The two worst teams in the National League squared off at Wrigley Field last night, and for nearly six-and-a-half hours, both clubs warded off victory. Finally, in the 16th inning, Cubs backup catcher John Baker scored on a sacrifice fly to give the north-siders a 4-3 triumph. The winning pitcher was backup catcher Baker.

The game started at 7:07 yesterday evening and ended at 1:34 this morning. At six hours, 27 minutes, it was the longest game in Cubs history.
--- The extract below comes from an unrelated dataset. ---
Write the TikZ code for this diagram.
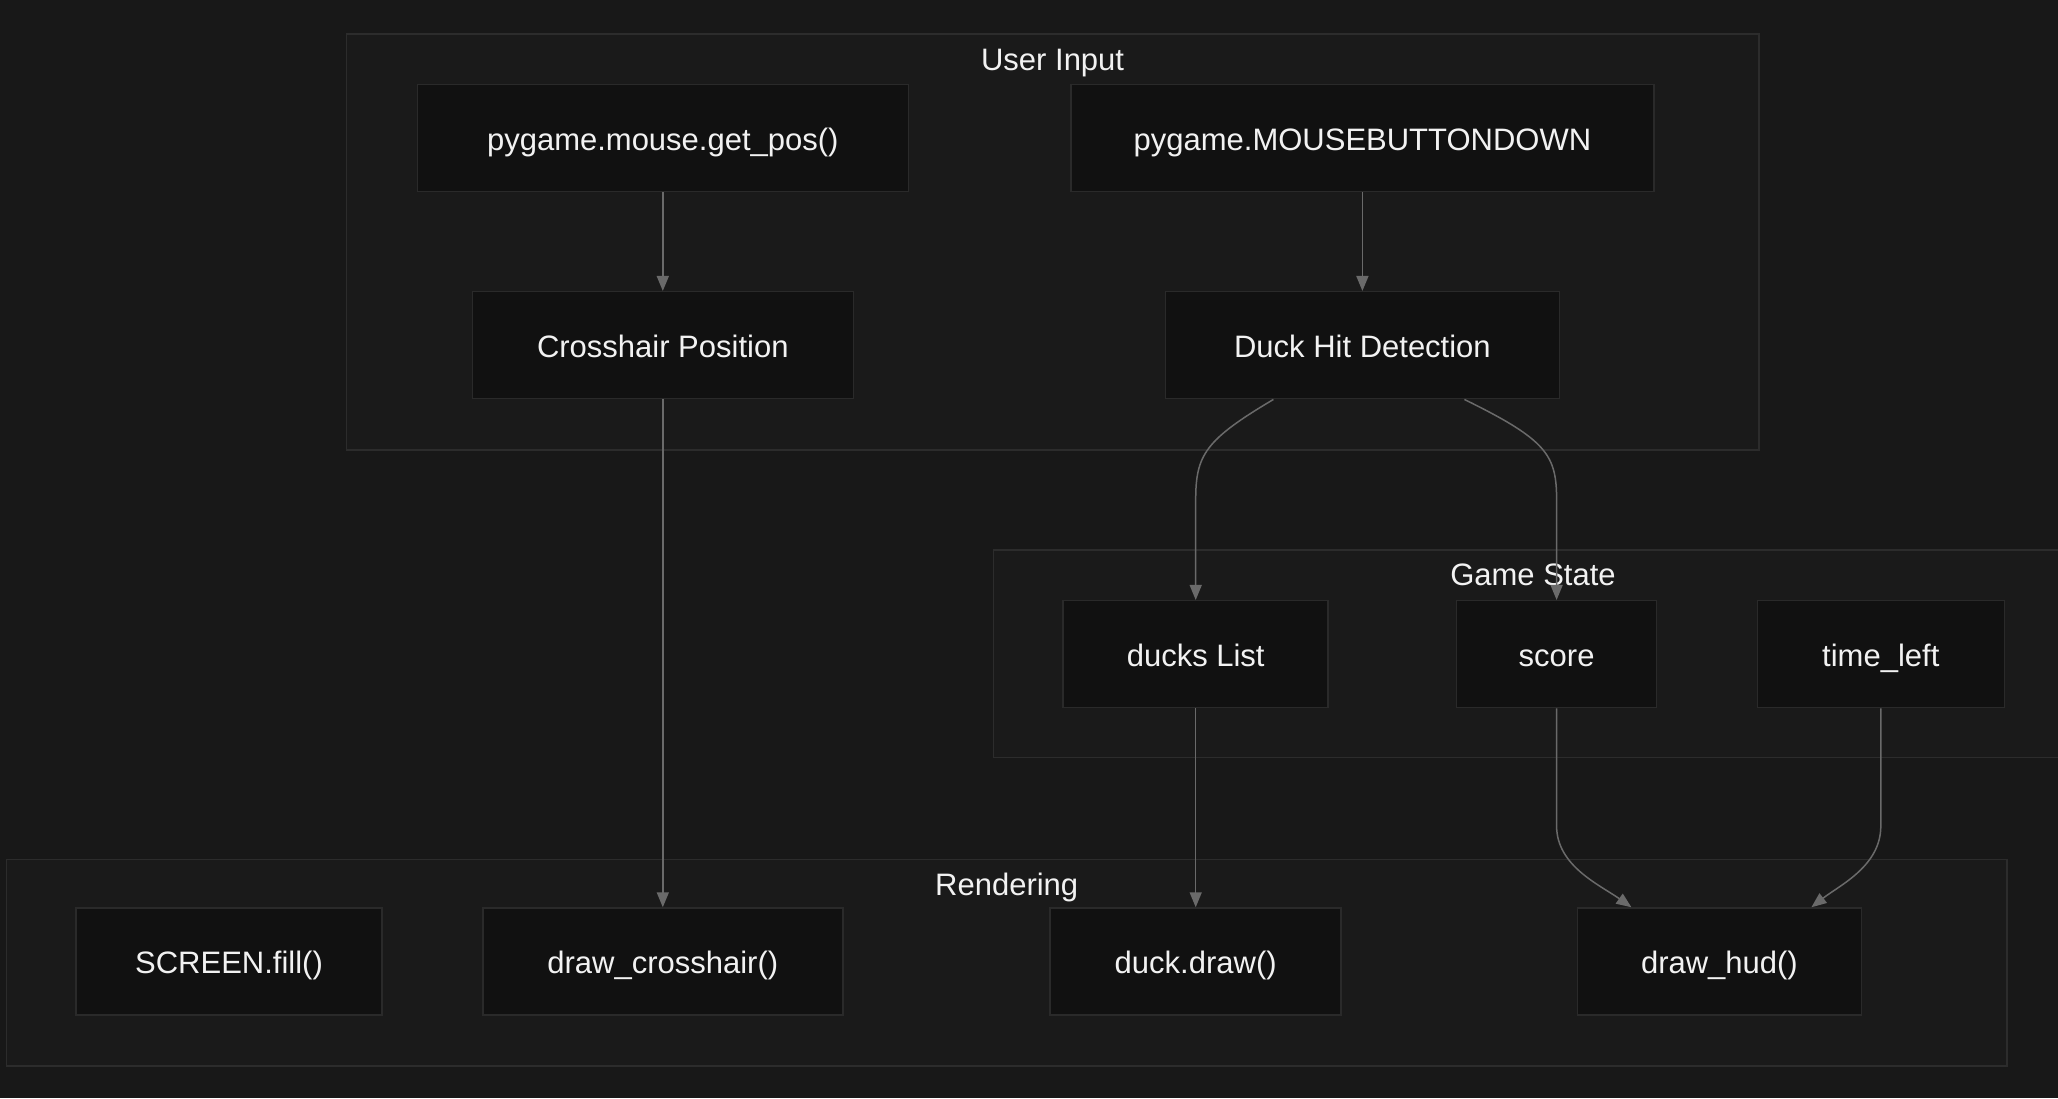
\documentclass[tikz,border=0pt]{standalone}
\usepackage{fontspec}
\setmainfont{Liberation Sans}
\usetikzlibrary{arrows.meta}
\definecolor{bgc}{HTML}{181818}
\definecolor{clfill}{HTML}{1A1A1A}
\definecolor{clline}{HTML}{2C2C2C}
\definecolor{ndfill}{HTML}{111111}
\definecolor{ndline}{HTML}{2A2A2A}
\definecolor{edgec}{HTML}{6A6A6A}
\definecolor{txt}{HTML}{F2F2F2}
\begin{document}
\begin{tikzpicture}[x=1pt,y=-1pt,
  cluster/.style={draw=clline,fill=clfill,line width=1.5pt},
  ctitle/.style={text=txt,font=\fontsize{31}{36}\selectfont,inner sep=0pt,anchor=base},
  box/.style={draw=ndline,fill=ndfill,line width=1.5pt,rectangle,inner sep=0pt,
    text=txt,font=\fontsize{31}{36}\selectfont,minimum height=107pt,
    text height=29.5pt,text depth=5pt},
  conn/.style={draw=edgec,line width=1.5pt,-{Triangle[length=15pt,width=12pt]}}]
\useasboundingbox[fill=bgc] (0,0) rectangle (2058,1098);
% clusters
\draw[cluster] (346.5,34) rectangle (1758.8,450.2);
\node[ctitle] (tUI) at (1052.6,70) {User Input};
\draw[cluster] (993.6,550) rectangle (2075,757.3);
\node[ctitle] (tGS) at (1533,585) {Game State};
\draw[cluster] (6.6,859.7) rectangle (2006.8,1065.8);
\node[ctitle] (tR) at (1006.7,895) {Rendering};
% nodes
\node[box,minimum width=491pt] (getpos) at (662.8,137.8) {pygame.mouse.get\_pos()};
\node[box,minimum width=583pt] (mbd) at (1362.4,137.8) {pygame.MOUSEBUTTONDOWN};
\node[box,minimum width=381pt] (cross) at (662.8,345.2) {Crosshair Position};
\node[box,minimum width=394pt] (hit) at (1362.4,345.2) {Duck Hit Detection};
\node[box,minimum width=265pt] (ducks) at (1195.7,654.2) {ducks List};
\node[box,minimum width=200pt] (score) at (1556.6,654.2) {score};
\node[box,minimum width=247pt] (time) at (1880.8,654.2) {time\_left};
\node[box,minimum width=306pt] (fill) at (229,961.5) {SCREEN.fill()};
\node[box,minimum width=360pt] (dcross) at (662.8,961.5) {draw\_crosshair()};
\node[box,minimum width=291pt] (ddraw) at (1195.7,961.5) {duck.draw()};
\node[box,minimum width=284pt] (hud) at (1719.4,961.5) {draw\_hud()};
% edges
\draw[conn] (getpos.south) -- (cross.north);
\draw[conn] (mbd.south) -- (hit.north);
\draw[conn] (cross.south) -- (dcross.north);
\draw[conn] ([xshift=-89pt]hit.south) .. controls (1205,440) and (1195.7,455) .. (1195.7,500) -- (ducks.north);
\draw[conn] ([xshift=102pt]hit.south) .. controls (1547,440) and (1556.6,455) .. (1556.6,500) -- (score.north);
\draw[conn] (ducks.south) -- (ddraw.north);
\draw[conn] (score.south) -- (1556.6,826) .. controls (1556.6,866) and (1600,885) .. ([xshift=-88pt]hud.north);
\draw[conn] (time.south) -- (1880.8,826) .. controls (1880.8,866) and (1840,885) .. ([xshift=92pt]hud.north);
\end{tikzpicture}
\end{document}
The old record, six hours and ten minutes, was a 1982 game in which the Dodgers beat the Cubs in 21 innings.

The Cubs entered the game with a record of 43-61, in the basement of the NL Central; the Rockies were last in the West at 43-62. Colorado scored three in the first, then put up zeros the rest of the way. The Cubs tied the game in the fourth before settling into their own string of goose eggs.

In the top of the 16th, Cubs manager Rick Renteria had no more relievers available (except for Hector Rondon, who’d pitched in four of the last five games), which is why Baker got the call. Baker was well rested, having last pitched in 2000 in a collegiate summer league on Cape Cod. He was 19; now he’s 33. Baker’s fastball topped out in the high 70s, well below speed limit. But with the help of a sleepy Rockies lineup and a double play, he pitched a scoreless inning. Then he walked to start the winning rally, was sacrificed to second, got to third on a single by Anthony Rizzo, and raced home on Starlin Castro’s fly to right.

John Baker crosses the plate with the winning run in the predawn hours.

According to the Elias Sports Bureau, no Cubs position player had won as a pitcher since 1902.

The two teams go at it again tonight at Wrigley. Baker told Renteria he’s available.